Hi All, Would really appreciate if anyone can help me. I have downloaded the package which is at location : C:\Users\User\Downloads\pysurvival-master. For me , I have installed Anaconda at C:\Users\User. I am providing you with the steps that I think I need to follow, please guide so that I can carry out the installation correctly.
Step-1: Create a Directory : C:\Users\User\pysurvival (as Anaconda is installed in C:\Users\User ) Step-2: Copy all contents from C:\Users\User\Downloads\pysurvival-master to C:\Users\User\pysurvival (now setup.py is in this location) Step-3: Navigate to C:\Users\User\pysurvival (using command prompt) Step-4: Run the 2 below commands python setup.py build_ext --inplace (to rebuild the package) python setup.py install --user (to install the files to your local directories)
Hi @bacalfa ,
I've tried your fork with the setup.py
Unfortunatly, still not working for me, because of this line: extra_compile_args = ["/O2"]
Error occuring when: building 'pysurvival.utils._functions' extension
Error: gcc: error: /O2: No such file or directory error: command 'C:\MinGW\bin\gcc.exe' failed with exit status 1
Thanks!
@CoteDave, I don't have MinGW installed on my Windows machine (and it's not easy to do so). The error seems to suggest that /O2 is an option for the MS C/C++ compiler, which isn't recognized by MinGW. If you change line 61 in setup.py to the same thing as in line 63, I think it'd work. Let me know.
Hi @bacalfa , changed the line 61.
No more /O2 error, but sadly, a new error occurs at the same place:
building 'pysurvival.utils._functions' extension c:/mingw/bin/../lib/gcc/mingw32/9.2.0/../../../../mingw32/bin/ld.exe: C:...\Anaconda3\libs/libpython38.dll.a: error adding symbols: file format not recognized collect2.exe: error: ld returned 1 exit status error: command 'C:\MinGW\bin\g++.exe' failed with exit status 1
@CoteDave, that error looks similar to this one. See the suggestion there.
I would like as well to make a suggestion. Could you please as well include a Lasso regularization term into the Linear Multi-Task Logistic Regression and Linear SVM Loss Functions in order to be similar to Sklearn to do Ridge, Lasso or ElasticNet regularizations? It will be something like adding a new parameter called "penalizer" such that in line 191 of multi_task.py is written: loss += penalizer*( l2_regtorch.sum(ww)/2. + (1.0-l2_reg)torch.sum(np.sqrt(ww)))
Therefore, if l2_reg=1, one is doing Ridge regularization, if l2_reg=0 one is doing Lasso regularization, and when 0<l2_reg<1 one is doing ElasticNet.
@elopezfune, regarding your error, see if this helps.
I'll see if I can help with the regularization request and will let you know.
@elopezfune, I'd prefer to create a branch for this request. Let's call it elastic_net_loss
.
For MTLR, I'd do:
loss += l2_reg * torch.sum(w * w) / 2. + (1.0 - l2_reg) * torch.sum(torch.abs(w))

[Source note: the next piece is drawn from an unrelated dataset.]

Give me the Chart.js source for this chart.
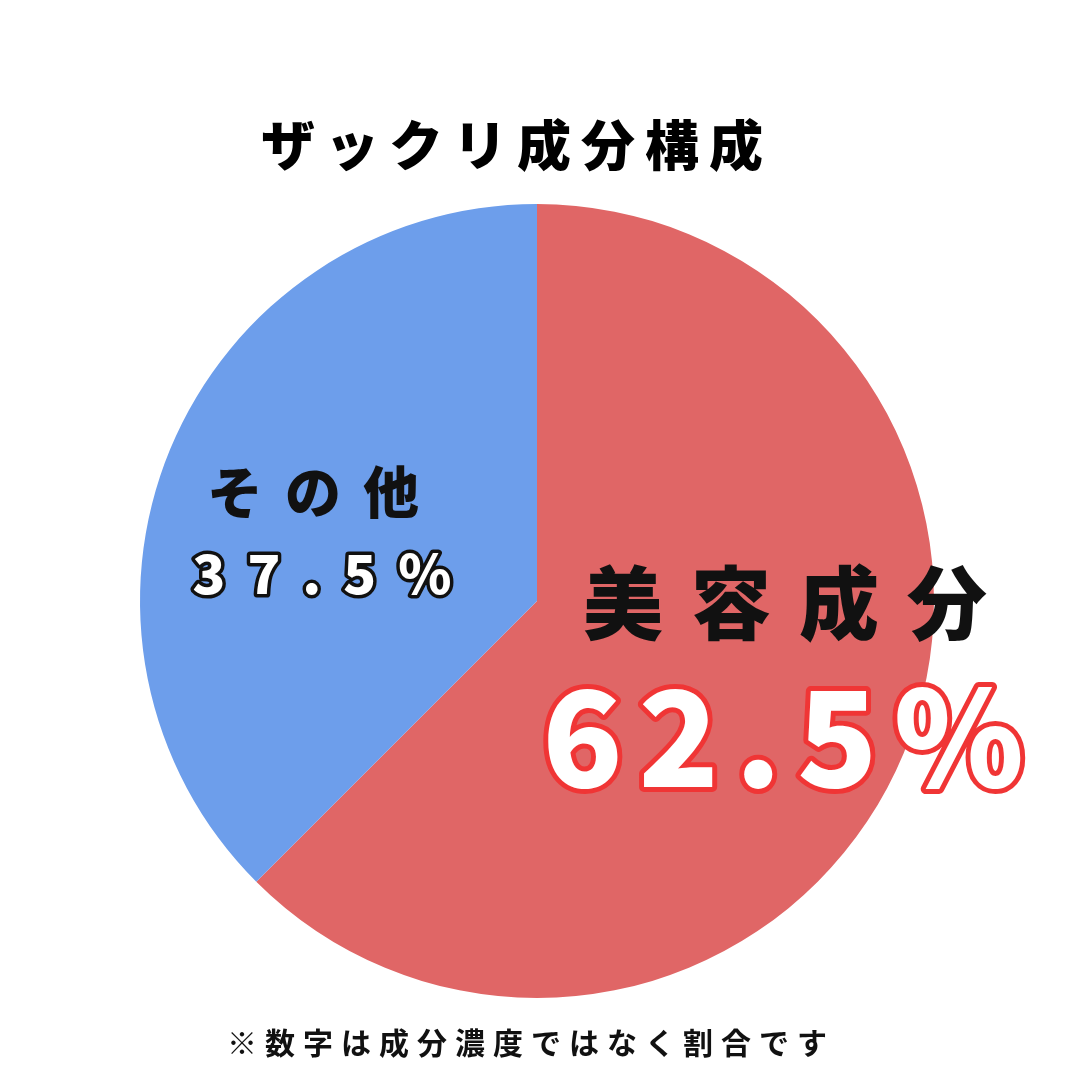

For consistency, I should probably apply the same change to other models. For SVM, that would require modifying Cython code (file _svm.pyx
). I'll need more time to make sure I understand what changes to make. Any help is welcome. I'm actually not a user of this package at the moment. Just trying to help maintain it for others. :)
Thanks for the quick answer. I believe ElasticNet will give the users more flexibility to optimize survival models.

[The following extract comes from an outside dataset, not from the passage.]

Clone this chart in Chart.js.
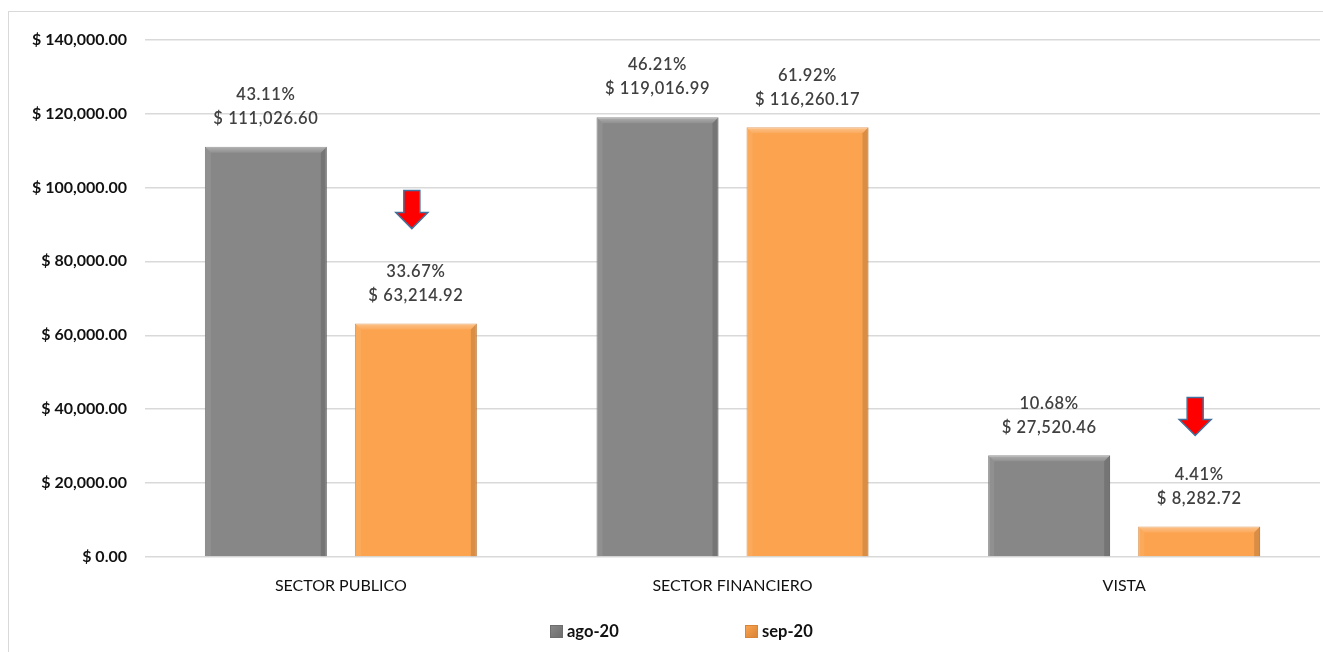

Yes, a line of code like this is perfect!
loss += l2_reg * torch.sum(w * w) / 2. + (1.0 - l2_reg) * torch.sum(torch.abs(w))
I tried once to change it manually on the local files, but I didn't have access to the optimization code (Cython), therefore, it didn't work.
Well, indeed, there is the need to introduce a new parameter namely penalizer
or something like this, which will be the "penalizer" of the model. l2_reg
will be to choose between Ridge, Lasso or ElasticNet.
The following packages contain unfulfilled dependencies: python3-dev: Depends: libpython3-dev (= 3.8.2-0ubuntu2) but will not be installed Depends: python3.8-dev (> = 3.8.2-1 ~) but will not be installed E: Unable to correct problems, bad packets are in "keep as is" mode.
What Python version do you have installed? It seems to be suggesting that you should have at least 3.8 to be able to install libpython3-dev.
These errors you're experiencing are specific to your Ubuntu system, not really to pysurvival. Once you have all the dependencies installed, you should be able to build pysurvival.
I have Python 3.8.6
You'll have to do some searching on the errors you're getting. I can't reproduce it because I currently don't have access to Ubuntu. See this.
Thanks, I m trying to solve this problem that it is driving me crazy
Adding support for l1 regularization to SVM isn't trivial. It requires modifications to Cython code (doable), but I can't find the reference for the formulation. And I don't have a lot of time to spend on this. If anyone would like to contribute or help, that'd be appreciated. SVM in this package doesn't use PyTorch (loss, gradient, and Hessian are manually implemented in Cython, so it's important to know the full formulation in order to modify it).